Lazio, la notte della svolta: Sarri ritrova il suo calcio
Se c’è una partita che racconta chi è la Lazio oggi, è questa. Non per la classifica, non per il nome dell’avversario, ma per ciò che si è visto in campo: la gara più sarrista della stagione. Una Lazio fluida, armonica, con un palleggio che per la prima volta ha disegnato linee chiare, mature, convinte. Dopo dodici giornate, questo gruppo sembra finalmente aver memorizzato lo spartito del maestro: tempi, distanze, verticalità, decisione. Il 2-0 al Lecce vale tre punti, certo, ma soprattutto vale una sensazione che mancava da troppo: la Lazio gioca. E gioca da Lazio. Una serata piena, pulita, che dice crescita e continuità. Una di quelle sere che fanno bene all’anima.
Equilibrio, identità e la possibile scintilla che cambia tutto. Il vero valore emerso non è solo tecnico: è mentale. Questa è una squadra che non crolla più, nemmeno quando perde. La sconfitta contro l’Inter avrebbe potuto lasciare scorie, invece ha lasciato lucidità. E contro il Lecce la Lazio ha aggiunto un tassello nuovo: un palleggio che diventa rifugio, un’identità da cui ripartire quando la partita rischia di deragliare. Il “sound” di Sarri, quel battito costante, può diventare la melodia da seguire anche col mare in tempesta. Così Lazio–Lecce, partita che il calendario banalizza, potrebbe trasformarsi nella gara della svolta. Ti viene naturale pensarlo. Lo senti sulla pelle. E anche se non sappiamo ancora “verso cosa”, la direzione sembra finalmente quella giusta.

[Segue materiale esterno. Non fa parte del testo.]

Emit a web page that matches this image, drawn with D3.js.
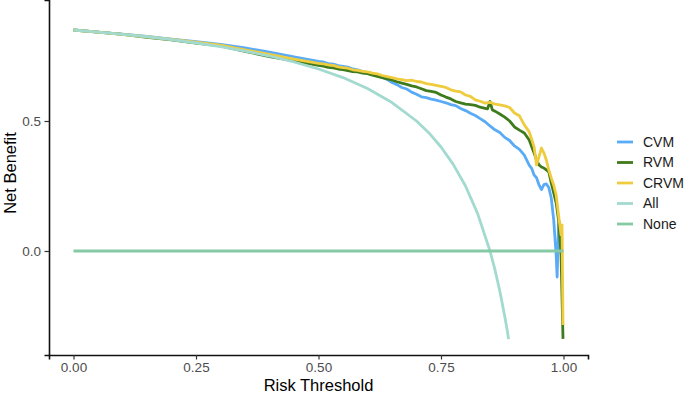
<!DOCTYPE html>
<html>
<head>
<meta charset="utf-8">
<script src="https://cdn.jsdelivr.net/npm/d3@7"></script>
<style>
    body { margin: 0; background: #fff; }
    svg text { font-family: "Liberation Sans", Arial, sans-serif; }
</style>
</head>
<body>
<div id="dca-area"></div>
<script>

// legend / series order
let seriesNames = ['CVM', 'RVM', 'CRVM', 'All', 'None'];

// tick labels
let xTicks = [0, 0.25, 0.5, 0.75, 1.0];
let yTicks = [0, 0.5];

// [risk threshold, net benefit]
let cvmCurve = [
    [0, 0.850], [0.05, 0.842], [0.10, 0.834], [0.15, 0.825], [0.20, 0.815], [0.25, 0.805], [0.30, 0.795],
    [0.35, 0.781], [0.40, 0.765], [0.45, 0.747], [0.50, 0.729], [0.51, 0.727], [0.52, 0.721], [0.53, 0.719],
    [0.54, 0.713], [0.55, 0.710], [0.56, 0.707], [0.57, 0.700], [0.58, 0.697], [0.59, 0.690], [0.60, 0.686],
    [0.61, 0.683], [0.62, 0.674], [0.63, 0.668], [0.64, 0.660], [0.65, 0.648], [0.66, 0.640], [0.67, 0.629],
    [0.68, 0.623], [0.69, 0.611], [0.70, 0.603], [0.71, 0.593], [0.72, 0.590], [0.73, 0.584], [0.74, 0.580],
    [0.75, 0.575], [0.76, 0.570], [0.77, 0.563], [0.78, 0.559], [0.79, 0.548], [0.80, 0.540], [0.81, 0.530],
    [0.82, 0.521], [0.83, 0.509], [0.84, 0.497], [0.85, 0.481], [0.86, 0.466], [0.87, 0.456], [0.88, 0.437],
    [0.89, 0.425], [0.90, 0.404], [0.91, 0.391], [0.92, 0.369], [0.93, 0.330], [0.935, 0.318], [0.94, 0.292],
    [0.945, 0.282], [0.95, 0.254], [0.955, 0.236], [0.96, 0.255], [0.965, 0.258], [0.97, 0.244], [0.975, 0.204],
    [0.98, 0.120], [0.985, -0.015], [0.987, -0.100], [0.99, 0.100], [0.992, 0.112], [0.995, 0.004], [0.998, 0.0]
];

let rvmCurve = [
    [0, 0.850], [0.05, 0.842], [0.10, 0.833], [0.15, 0.822], [0.20, 0.812], [0.25, 0.800], [0.30, 0.789],
    [0.35, 0.768], [0.40, 0.748], [0.45, 0.731], [0.50, 0.714], [0.51, 0.711], [0.52, 0.706], [0.53, 0.704],
    [0.54, 0.700], [0.55, 0.698], [0.56, 0.694], [0.57, 0.690], [0.58, 0.689], [0.59, 0.684], [0.60, 0.682],
    [0.61, 0.676], [0.62, 0.672], [0.63, 0.667], [0.64, 0.662], [0.65, 0.658], [0.66, 0.651], [0.67, 0.646],
    [0.68, 0.641], [0.69, 0.635], [0.70, 0.631], [0.71, 0.624], [0.72, 0.617], [0.73, 0.614], [0.74, 0.610],
    [0.75, 0.600], [0.76, 0.592], [0.77, 0.585], [0.78, 0.575], [0.79, 0.570], [0.80, 0.565], [0.81, 0.563],
    [0.82, 0.560], [0.83, 0.553], [0.84, 0.549], [0.845, 0.547], [0.85, 0.575], [0.855, 0.542], [0.86, 0.538],
    [0.87, 0.527], [0.88, 0.515], [0.89, 0.500], [0.90, 0.477], [0.91, 0.465], [0.92, 0.454], [0.93, 0.427],
    [0.94, 0.377], [0.945, 0.350], [0.95, 0.331], [0.955, 0.323], [0.96, 0.319], [0.965, 0.312], [0.97, 0.304],
    [0.975, 0.262], [0.98, 0.223], [0.985, 0.185], [0.99, 0.119], [0.995, -0.015], [0.999, -0.338]
];

let crvmCurve = [
    [0, 0.850], [0.05, 0.842], [0.10, 0.833], [0.15, 0.824], [0.20, 0.814], [0.25, 0.803], [0.30, 0.792],
    [0.35, 0.774], [0.40, 0.756], [0.45, 0.738], [0.50, 0.722], [0.51, 0.720], [0.52, 0.716], [0.53, 0.714],
    [0.54, 0.708], [0.55, 0.705], [0.56, 0.703], [0.57, 0.697], [0.58, 0.695], [0.59, 0.691], [0.60, 0.689],
    [0.61, 0.684], [0.62, 0.681], [0.63, 0.675], [0.64, 0.671], [0.65, 0.667], [0.66, 0.662], [0.67, 0.659],
    [0.68, 0.655], [0.69, 0.657], [0.70, 0.652], [0.71, 0.650], [0.72, 0.644], [0.73, 0.641], [0.74, 0.637],
    [0.75, 0.633], [0.76, 0.629], [0.77, 0.620], [0.78, 0.615], [0.79, 0.612], [0.80, 0.600], [0.81, 0.595],
    [0.82, 0.581], [0.83, 0.576], [0.84, 0.569], [0.85, 0.572], [0.86, 0.565], [0.87, 0.562], [0.88, 0.558],
    [0.89, 0.552], [0.90, 0.531], [0.91, 0.520], [0.92, 0.485], [0.93, 0.458], [0.935, 0.430], [0.94, 0.400],
    [0.945, 0.331], [0.95, 0.362], [0.955, 0.396], [0.96, 0.377], [0.965, 0.350], [0.97, 0.312], [0.975, 0.281],
    [0.98, 0.254], [0.985, 0.215], [0.99, 0.138], [0.995, 0.062], [0.997, 0.100], [0.999, -0.285]
];

let allCurve = [
    [0, 0.850], [0.05, 0.842], [0.10, 0.833], [0.15, 0.824], [0.20, 0.813], [0.25, 0.800], [0.30, 0.786],
    [0.35, 0.769], [0.40, 0.750], [0.45, 0.727], [0.50, 0.700], [0.55, 0.667], [0.60, 0.625], [0.65, 0.571],
    [0.70, 0.500], [0.725, 0.455], [0.75, 0.400], [0.775, 0.333], [0.80, 0.250], [0.825, 0.143], [0.85, 0.0],
    [0.86, -0.071], [0.87, -0.154], [0.88, -0.250], [0.885, -0.304], [0.888, -0.339]
];

let noneCurve = [[0, 0], [1, 0]];


class DcaChart {

    constructor(parentElement) {
        this.parentElement = parentElement;
        this.initVis();
    }

    initVis() {
        let vis = this;

        vis.margin = {top: 0, right: 97, bottom: 40, left: 49};
        vis.width = 685 - vis.margin.left - vis.margin.right;
        vis.height = 395 - vis.margin.top - vis.margin.bottom;

        vis.svg = d3.select("#" + vis.parentElement).append("svg")
            .attr("width", 685)
            .attr("height", 395)
            .append("g")
            .attr("transform", "translate(" + vis.margin.left + "," + vis.margin.top + ")");

        vis.color = d3.scaleOrdinal()
            .domain(seriesNames)
            .range(['#5AABF6', '#3F7B1C', '#EFCC3D', '#A2DACF', '#86C9A5']);

        vis.x = d3.scaleLinear().domain([-0.05, 1.05]).range([0, vis.width]);
        vis.y = d3.scaleLinear().domain([-0.4, 0.9654]).range([vis.height, 0]);

        vis.data = [
            {name: 'CVM', values: cvmCurve},
            {name: 'RVM', values: rvmCurve},
            {name: 'CRVM', values: crvmCurve},
            {name: 'All', values: allCurve},
            {name: 'None', values: noneCurve}
        ];

        vis.updateVis();
    }

    updateVis() {
        let vis = this;

        let line = d3.line()
            .x(d => vis.x(d[0]))
            .y(d => vis.y(d[1]));

        vis.svg.selectAll(".curve")
            .data(vis.data)
            .enter()
            .append("path")
            .attr("class", "curve")
            .attr("d", d => line(d.values))
            .attr("fill", "none")
            .attr("stroke", d => vis.color(d.name))
            .attr("stroke-width", 2.8)
            .attr("stroke-linejoin", "round");

        // axes
        let xAxis = vis.svg.append("g")
            .attr("transform", "translate(0," + vis.height + ")")
            .call(d3.axisBottom(vis.x)
                .tickValues(xTicks)
                .tickFormat(d3.format(".2f"))
                .tickSizeOuter(0)
                .tickSize(4.5)
                .tickPadding(3));

        let yAxis = vis.svg.append("g")
            .call(d3.axisLeft(vis.y)
                .tickValues(yTicks)
                .tickFormat(d3.format(".1f"))
                .tickSizeOuter(0)
                .tickSize(4.5)
                .tickPadding(3.5));

        [xAxis, yAxis].forEach(function(ax) {
            ax.select(".domain").attr("stroke", "#111").attr("stroke-width", 1.6);
            ax.selectAll(".tick line").attr("stroke", "#333").attr("stroke-width", 1.2);
            ax.selectAll(".tick text")
                .attr("fill", "#4D4D4D")
                .style("font-size", "13.5px")
                .style("font-family", "Liberation Sans, Arial, sans-serif");
        });

        // axis titles
        vis.svg.append("text")
            .attr("x", vis.x(0.5))
            .attr("y", 391)
            .attr("text-anchor", "middle")
            .style("font-size", "16.5px")
            .attr("fill", "#000")
            .text("Risk Threshold");

        vis.svg.append("text")
            .attr("transform", "translate(" + (16 - vis.margin.left) + "," + vis.y(0.3) + ") rotate(-90)")
            .attr("text-anchor", "middle")
            .style("font-size", "16.5px")
            .attr("fill", "#000")
            .text("Net Benefit");

        // legend
        let legend = vis.svg.append("g")
            .attr("transform", "translate(" + (617 - vis.margin.left) + ",142)");

        let items = legend.selectAll(".legend-item")
            .data(seriesNames)
            .enter()
            .append("g")
            .attr("class", "legend-item")
            .attr("transform", (d, i) => "translate(0," + (i * 20.5) + ")");

        items.append("line")
            .attr("x1", 0)
            .attr("x2", 16)
            .attr("stroke", d => vis.color(d))
            .attr("stroke-width", 2.8);

        items.append("text")
            .attr("x", 26)
            .attr("dy", "0.35em")
            .style("font-size", "14px")
            .attr("fill", "#1a1a1a")
            .text(d => d);
    }
}

let dcaChart = new DcaChart("dca-area");

</script>
</body>
</html>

Non magia, evoluzione: quando la volontà supera la logica. Sarri l’ha ribadito: “Miracolo? Non sono attrezzato...” E infatti non c’è del 'divino' in questa crescita: c’è trasformazione. La Lazio è partita con un handicap enorme, frutto della negligenza societaria che ha bloccato il mercato: unica società in Italia in questa condizione. Una squadra incompleta ai blocchi di partenza, incastrata in una lista ristretta che non rispecchiava l’idea del suo allenatore. Eppure qualcosa è accaduto: dal caos è nata evoluzione. Quando la volontà spegne le differenze, quando i ruoli si riscoprono, quando le gerarchie si ricompongono da sole, allora anche i bruchi diventano farfalle. È presto per dirlo, certo, ma questo calcio (questo, non altro) è un biglietto da visita pesante. E arriva nel momento giusto: prima di Milano in campionato e prima del Milan in Coppa Italia.
La squadra cresce, la società implode: il pericolo più grande è dentro casa. Mentre la Lazio si rialza, la società continua a scivolare. Nessun gesto verso l’ambiente, nessuna mano tesa ai tifosi, nessun tentativo di ricucire un rapporto che da mesi cade a pezzi. Il caso Paparelli, uno schiaffo alla storia che non avrebbe dovuto nemmeno sfiorare l’immaginazione, ha aperto un solco doloroso. E mettere a rischio il tesoro emotivo dei 30.000 abbonati è un errore che nessun club sano commetterebbe.
Verrebbe da dire: “Fermate questo scempio, fermate l’egoismo di chi guida la Lazio.”
Servirebbe a qualcosa? Non lo so. Non ci giurerei.
Lotito lo conosciamo da ventuno anni: quando si muove, spesso fa più danni che passi avanti. È l’elefante nella cristalleria.
E allora il problema non è spingerlo:
il problema è fermarlo, impedirgli di rompere l’ultimo vetro rimasto.
Perché continuare così significa completare l’opera: soffocare la Lazio invece di sostenerla.
E questa, oggi più che mai, sarebbe l’ultima cosa che la squadra merita.